Lesson 7: Work: Connecting Forces and Energy

Introduction

Students explore how the presence of an external force can alter the energy of a given system by completing a simple lab experiment. In addition, students explore the concepts of mechanical work and an isolated/closed system.

Learning Outcomes

  • Students will understand how an external force alters the energy of an object
  • Students will gain a conceptual and mathematical understanding of mechanical work.
  • Students will understand how doing work on a system affects that system’s energy (and what the absence of work means about a system).

Classroom Time Required

  • Approximately 50 minutes

Materials Needed

  • “Work and the Connection to Energy” handout
  • spring scales
  • wooden ramps approximately 4 feet long
  • a method of changing the incline of each ramp (stacking textbooks works well, as do ring stands)
  • rolling carts whose weight is consistent with the spring scale sensitivity

Pre-activities

  • Collect Energy-Go-Round, follow-up activities. If you have extra time, allow students to share their findings with the class.

Activities

  • Based upon the number of available labs stations, divide students into groups of 2,3, or 4. Try to avoid mixing students from one team with students from another.
  • Distribute “Work and the Connection to Energy” handout and let students begin work. The lab should take most of the period.
  • If time remains, allow student teams to continue calculating their hill heights. Detailed designs, with hill heights and loop radii are due by the beginning of Lesson 9.

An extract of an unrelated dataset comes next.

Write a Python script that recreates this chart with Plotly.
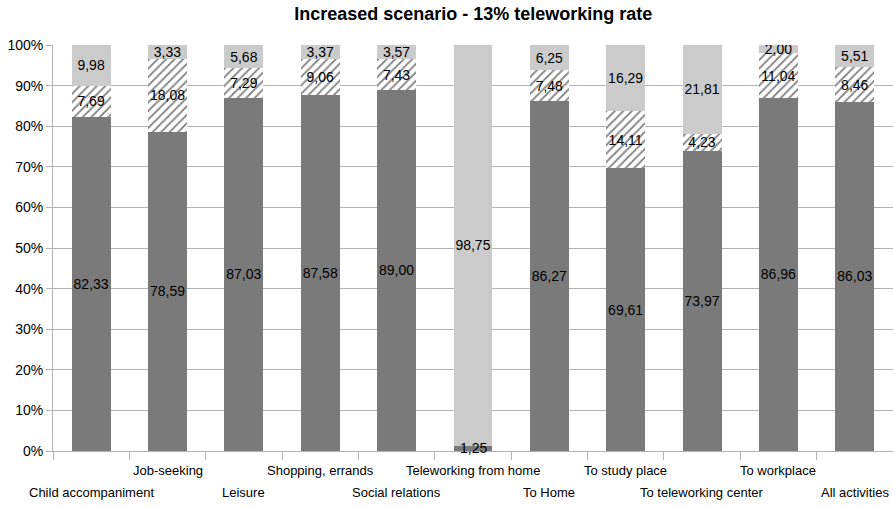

Modifications/Author Comments

  • When discussing the concept of work, it is useful to return to the money/bank analogy. Doing work on a system would be like making a deposit into a bank account; doing work on a system adds energy to that system. If the system does work on its surrounding, it would be losing energy, like withdrawing money from an account.
  • An interesting conversation involves asking students whether it takes more work to lift a massive object up a vertical height of 2m, or push it up a ramp (with low-friction) that covers a vertical height of 2m. Most will agree that it is “harder” to lift the object vertically, but talk with students about the fact that a person does the same amount of work against gravity in both cases (the final GPE of the object is same, meaning you did the same amount of work in both cases). So what does a ramp do? It lowers the amount of required force by increasing the distance over which that force is applied.